President Clinton, interrupting his vacation for a rain-swept Labor Day address, told a boisterous crowd of iron workers Monday that the holiday celebrates "the dignity of work."
With a new naval destroyer providing a towering backdrop, Clinton said his efforts to reduce the federal deficit "over the enemies of change" helped middle-class Americans."Our administration has fought for change against some very, very powerful enemies of change," he said.
Clinton used the Bath Iron Works and the under-construction USS Laboon as a symbol of how American bosses and workers are "unstoppable" when they work with employers and the government for the common good.
"We can rebuild this economy on the strength of your example," he said.
He made a special plea to Major League baseball owners and players. "On this Labor Day, there's still time for them to go back to work and finish the best baseball season in 50 years, and I hope they will," Clinton said.
Clinton arrived here at midmorning in wind and rain to visit the Bath Iron Works. Wearing a leather bomber jacket and construction hard hat, the president stood on the deck of the USS Laboon, a destroyer under construction that will be commissioned in March 1995.
Clinton, who has been vacationing on Martha's Vineyard, was greeted by Senate Majority Leader George Mitchell of Maine and Duane Fitzgerald, president and chief executive officer of the Bath Iron Works. About 1,000 people stood in the rain to hear his brief speech.
The trip was also the informal opening of the 1994 campaign season. Clinton was welcomed in a harsh wind and rain at Brunswick Naval Air Station by five local Democrats - Mitchell and four candidates for state and national offices.

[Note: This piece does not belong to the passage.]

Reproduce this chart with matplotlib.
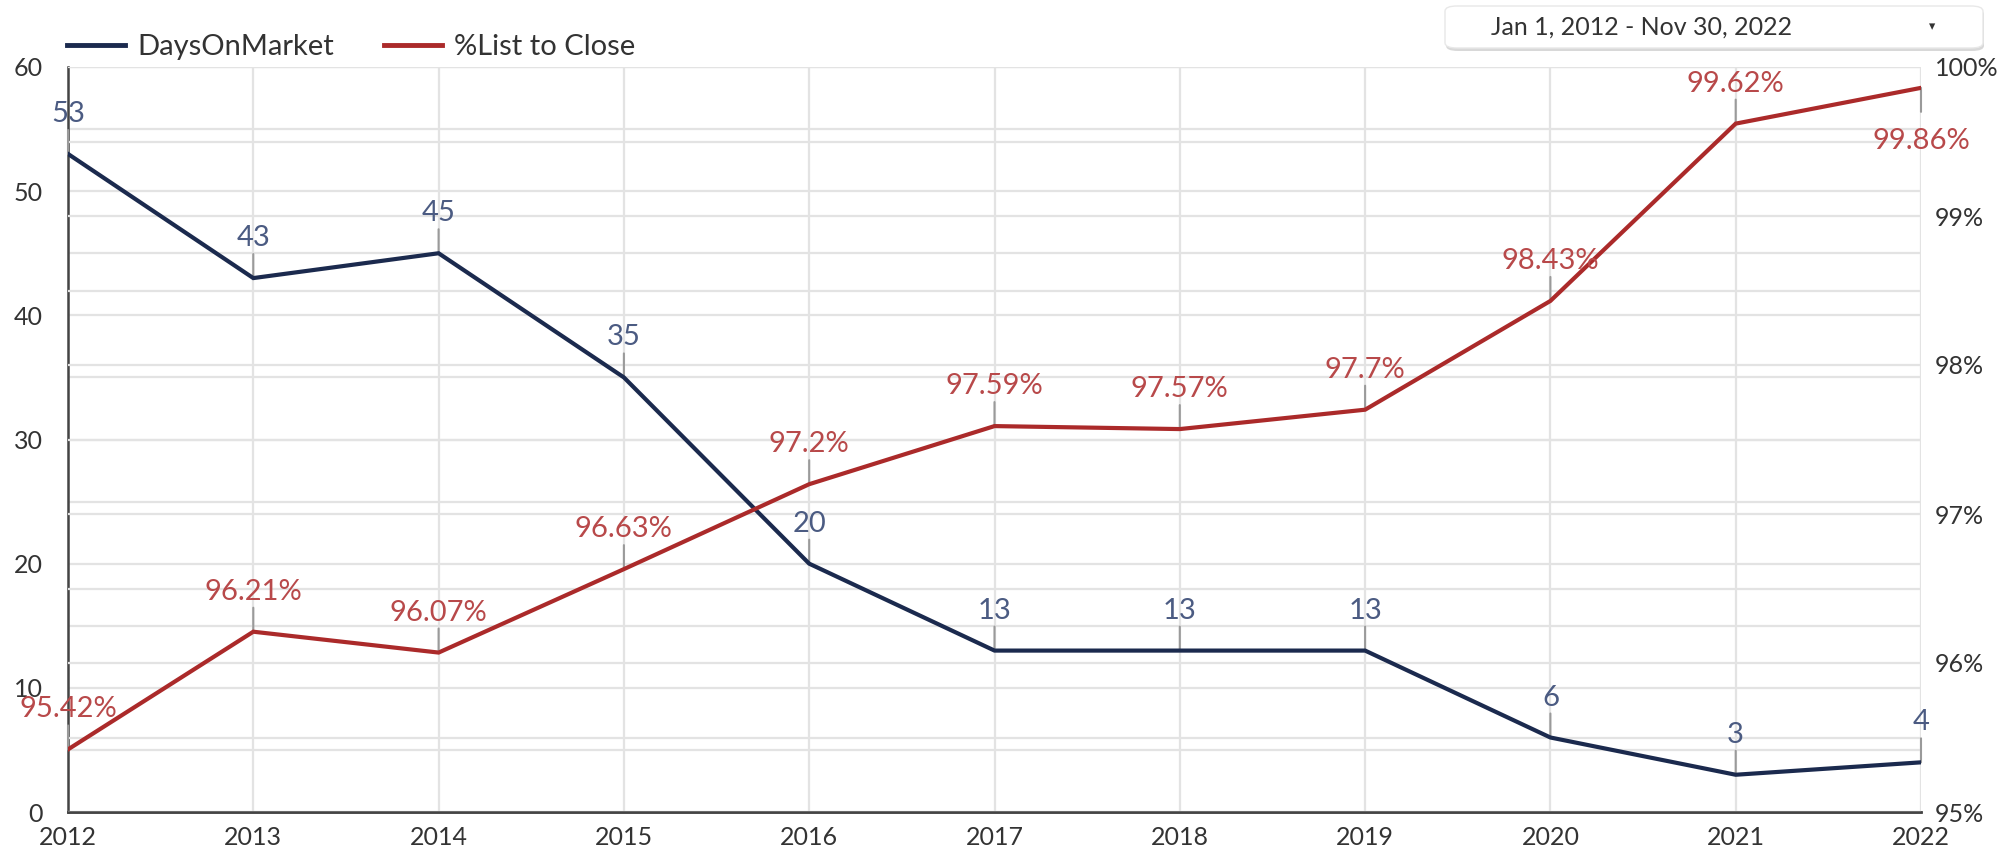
import matplotlib
matplotlib.use("Agg")
import matplotlib.pyplot as plt
from matplotlib.patches import FancyBboxPatch
from matplotlib.lines import Line2D
import numpy as np

plt.rcParams['font.family'] = ['Lato', 'DejaVu Sans']

years = [2012, 2013, 2014, 2015, 2016, 2017, 2018, 2019, 2020, 2021, 2022]
days_on_market = [53, 43, 45, 35, 20, 13, 13, 13, 6, 3, 4]
list_to_close = [95.42, 96.21, 96.07, 96.63, 97.2, 97.59, 97.57, 97.7, 98.43, 99.62, 99.86]
list_labels = ["95.42%", "96.21%", "96.07%", "96.63%", "97.2%", "97.59%", "97.57%",
               "97.7%", "98.43%", "99.62%", "99.86%"]
left_ticks = [0, 10, 20, 30, 40, 50, 60]
right_ticks = [95, 96, 97, 98, 99, 100]
right_tick_labels = ["95%", "96%", "97%", "98%", "99%", "100%"]
series_names = ["DaysOnMarket", "%List to Close"]
date_range_text = "Jan 1, 2012 - Nov 30, 2022"

NAVY = "#1b2a4e"
NAVY_LBL = "#4b5b82"
RED = "#ab2a2a"
RED_LBL = "#b8494a"
GRID = "#e3e3e3"
TXT = "#333333"

W, H = 2010, 857
fig = plt.figure(figsize=(W / 100, H / 100), dpi=100)
L, R, T, B = 68, 1921, 67, 812
ax = fig.add_axes([L / W, 1 - B / H, (R - L) / W, (B - T) / H])
ax2 = ax.twinx()

ax.set_xlim(2012, 2022)
ax.set_ylim(0, 60)
ax2.set_ylim(95, 100)

# grids
ax.set_xticks(years)
ax.set_yticks(left_ticks)
ax.set_yticks(np.arange(0, 61, 5), minor=True)
ax2.set_yticks(right_ticks)
ax2.set_yticks(np.arange(95, 100.01, 0.5), minor=True)
for a in (ax, ax2):
    a.set_axisbelow(True)
ax.grid(True, which='both', axis='both', color=GRID, lw=1.6)
ax2.grid(True, which='both', axis='y', color=GRID, lw=1.6)
ax.tick_params(axis='y', which='both', length=0, labelsize=18, labelcolor=TXT, pad=18)
ax.tick_params(axis='x', which='both', length=0, labelsize=18, labelcolor=TXT, pad=10)
ax2.tick_params(axis='y', which='both', length=0, labelsize=18, labelcolor=TXT, pad=10)
ax.set_xticklabels([str(y) for y in years])
ax2.set_yticklabels(right_tick_labels)

for a in (ax, ax2):
    for s in ('top', 'right'):
        a.spines[s].set_visible(False)
    a.spines['left'].set_color('#444444')
    a.spines['left'].set_linewidth(1.8)
    a.spines['bottom'].set_color('#444444')
    a.spines['bottom'].set_linewidth(1.8)
ax2.spines['left'].set_visible(False)

# lines (all on ax2 so they sit above every gridline)
ax2.plot(years, days_on_market, color=NAVY, lw=3, transform=ax.transData,
         solid_joinstyle='miter', zorder=5)
ax2.plot(years, list_to_close, color=RED, lw=3, solid_joinstyle='miter', zorder=5)

STUB = 24
GAP = 3
def label(x, y, text, color, trans, below=False):
    sign = -1 if below else 1
    ax2.annotate("", xy=(x, y), xycoords=trans, xytext=(0, sign * STUB),
                 textcoords='offset pixels',
                 arrowprops=dict(arrowstyle='-', color='#9a9a9a', lw=1.5,
                                 shrinkA=0, shrinkB=0), zorder=4)
    off = (STUB + GAP) if not below else (STUB + 16)
    ax2.annotate(text, xy=(x, y), xycoords=trans,
                 xytext=(0, sign * off), textcoords='offset pixels',
                 ha='center', va='top' if below else 'bottom', fontsize=21,
                 color=color, zorder=6, annotation_clip=False)

for x, v in zip(years, days_on_market):
    label(x, v, str(v), NAVY_LBL, ax.transData)
for i, (x, v) in enumerate(zip(years, list_to_close)):
    label(x, v, list_labels[i], RED_LBL, ax2.transData, below=(i == len(years) - 1))

# legend
leg_y = 1 - 47 / H
handles = [Line2D([], [], color=NAVY, lw=3.5), Line2D([], [], color=RED, lw=3.5)]
fig.legend(handles, series_names, loc='center left', bbox_to_anchor=(67 / W, leg_y),
           ncol=2, frameon=False, fontsize=21, handlelength=2.0, handletextpad=0.42,
           columnspacing=1.7, labelcolor=TXT, borderaxespad=0, borderpad=0)

# date range box
bx0, by0, bw, bh = 1445 / W, 1 - 48 / H, 538 / W, 42 / H
shadow = FancyBboxPatch((bx0 + 1 / W, by0 - 3 / H), bw, bh, transform=fig.transFigure,
                        boxstyle="round,pad=0,rounding_size=0.006", fc='#cfcfcf', ec='none',
                        alpha=0.8, zorder=1)
box = FancyBboxPatch((bx0, by0), bw, bh, transform=fig.transFigure,
                     boxstyle="round,pad=0,rounding_size=0.006", fc='white', ec='#e8e8e8',
                     lw=1, zorder=2)
fig.patches.extend([shadow, box])
fig.text(1642 / W, by0 + bh / 2, date_range_text, ha='center', va='center',
         fontsize=18, color=TXT, zorder=3)
fig.text(1932 / W, by0 + bh / 2, "\u25BE", ha='center', va='center', fontsize=9,
         color=TXT, family=['DejaVu Sans'], zorder=3)

fig.savefig("out.png", dpi=100)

Mitchell chided Republicans for warning in 1993 that Clinton's deficit-reduction budget would hurt the economy. "It's been the opposite of what they said," Mitchell told the flag-waving crowd.
A majority of the 5,300 members of the local chapter of the International Machinists Union ratified a contract that creates a new "team" approach to shipbuilding, designed to make the company more competitive by operating more efficiently.
Workers and managers will share the responsibility for major decisions about the company's future.
Instead of continuing the practice of workers concentrating on just one trade, pay increases during the three-year contract will hinge on a worker's skill level in a number of crafts.
Employees who diversify their talents through retraining will be rewarded.
If the plan works it will stand in contrast to the company's acrimonious labor problems in the past. Ending a 99-day strike in October 1985, workers accepted a wage freeze as part of a package that also gave them $2,000 in bonuses.